Point is, there are a ton of ancillary technological devices in my home that should either be a) eliminated or b) synched with my computer to become one with the home experience. So I welcome VOIP with open arms (and I seek to put Best Buy at the bottom of a river at the same time - see HC's comments on the recent WSJ article that outlined their seemingly ridiculous new consumer strategy, here).
Met a gal from Venezuela on the commute back to the 'boken from the focus group. Her contract with EOC (the gas company) comes up on the 15th of this month, and she doesn't really know what she's going to do for work. She seemed incredibly articulate, albeit having a (very) slight lack of fluidity with the English language.
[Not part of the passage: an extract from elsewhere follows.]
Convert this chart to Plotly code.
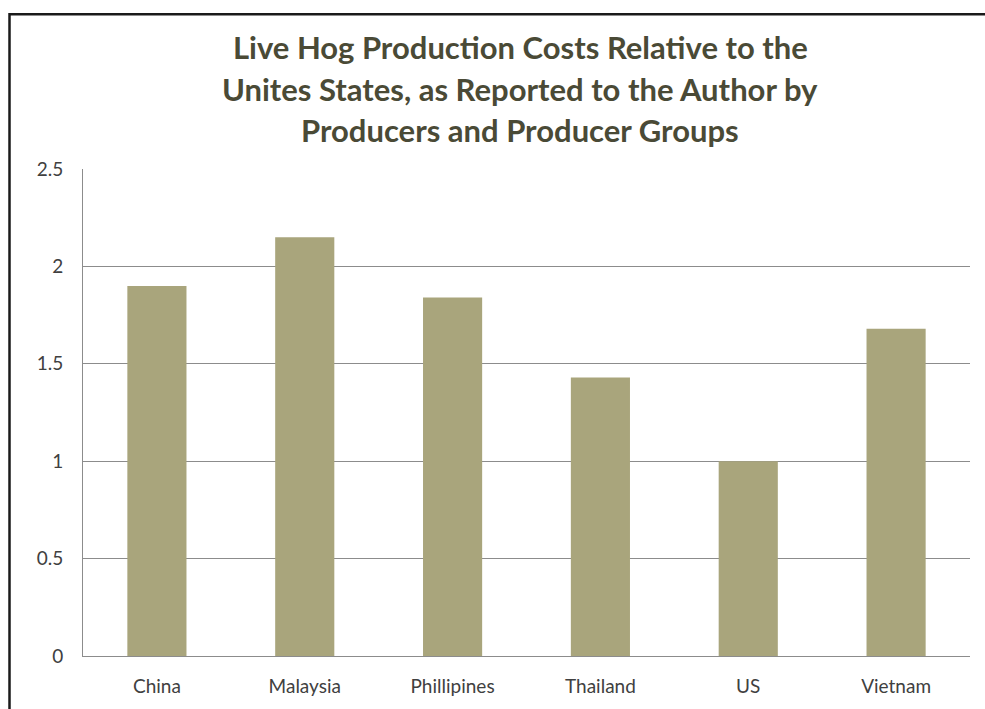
import plotly.graph_objects as go

categories = ["China", "Malaysia", "Phillipines", "Thailand", "US", "Vietnam"]
values = [1.9, 2.15, 1.84, 1.43, 1.0, 1.68]
title_lines = [
    "Live Hog Production Costs Relative to the",
    "Unites States, as Reported to the Author by",
    "Producers and Producer Groups",
]
y_ticks = [0, 0.5, 1, 1.5, 2, 2.5]
y_tick_labels = ["0", "0.5", "1", "1.5", "2", "2.5"]

W, H = 985, 709
L, R, T, B = 83, 15, 169, 51
pw, ph = W - L - R, H - T - B

def px_x(px):
    return (px - L) / pw

def px_y(py):
    return (H - B - py) / ph

fig = go.Figure(
    go.Bar(
        x=categories,
        y=values,
        marker=dict(color="#A9A57C", line=dict(width=0)),
    )
)

annotations = []
for i, line in enumerate(title_lines):
    annotations.append(dict(
        text=f"<b>{line}</b>", x=px_x(520), y=px_y(47 + 41.5 * i),
        xref="paper", yref="paper", showarrow=False,
        xanchor="center", yanchor="middle",
        font=dict(family="Lato", size=31, color="#4A4A36"),
    ))

shapes = [
    dict(type="rect", xref="paper", yref="paper",
         x0=px_x(9.5), x1=px_x(1000), y0=px_y(730), y1=px_y(13.5),
         line=dict(color="#1a1a1a", width=2.5), fillcolor="rgba(0,0,0,0)", layer="above"),
]

fig.update_layout(
    width=W, height=H,
    margin=dict(l=L, r=R, t=T, b=B),
    paper_bgcolor="white", plot_bgcolor="white",
    bargap=0.6,
    showlegend=False,
    annotations=annotations,
    shapes=shapes,
    font=dict(family="Lato", size=19, color="#404040"),
    xaxis=dict(
        showline=True, linecolor="#8C8C8C", linewidth=1,
        showgrid=False, ticks="", ticklabelstandoff=13,
        tickfont=dict(size=19, color="#404040"),
    ),
    yaxis=dict(
        range=[0, 2.5], tickvals=y_ticks, ticktext=y_tick_labels,
        showline=True, linecolor="#8C8C8C", linewidth=1,
        showgrid=True, gridcolor="#8C8C8C", gridwidth=1,
        zeroline=False, ticks="", ticklabelstandoff=15,
        tickfont=dict(size=19, color="#404040"),
    ),
)

fig.write_html("out.html")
Said she had an undergrad and an MBA from her studies back home. Mentioned how much foreign countries don't really give those due credit in the job interviewing process.
I couldn't help feeling bad for this girl. Not only was she really looking for someone just interested in talking with her (I had originally asked her when the train came, we ended up talking about our siblings by the time we were on the train), but she was noticeably brilliant, and held back by the fact that she was foreign. When she found out that I worked for Macy's, she told me she was thinking about applying for a sales job on a store floor. Just from our brief conversation I could tell that she could easily manage a planning division in our company.
Shame.
I think this is fairly conclusive proof that we're rapidly approaching the Terminator scenario.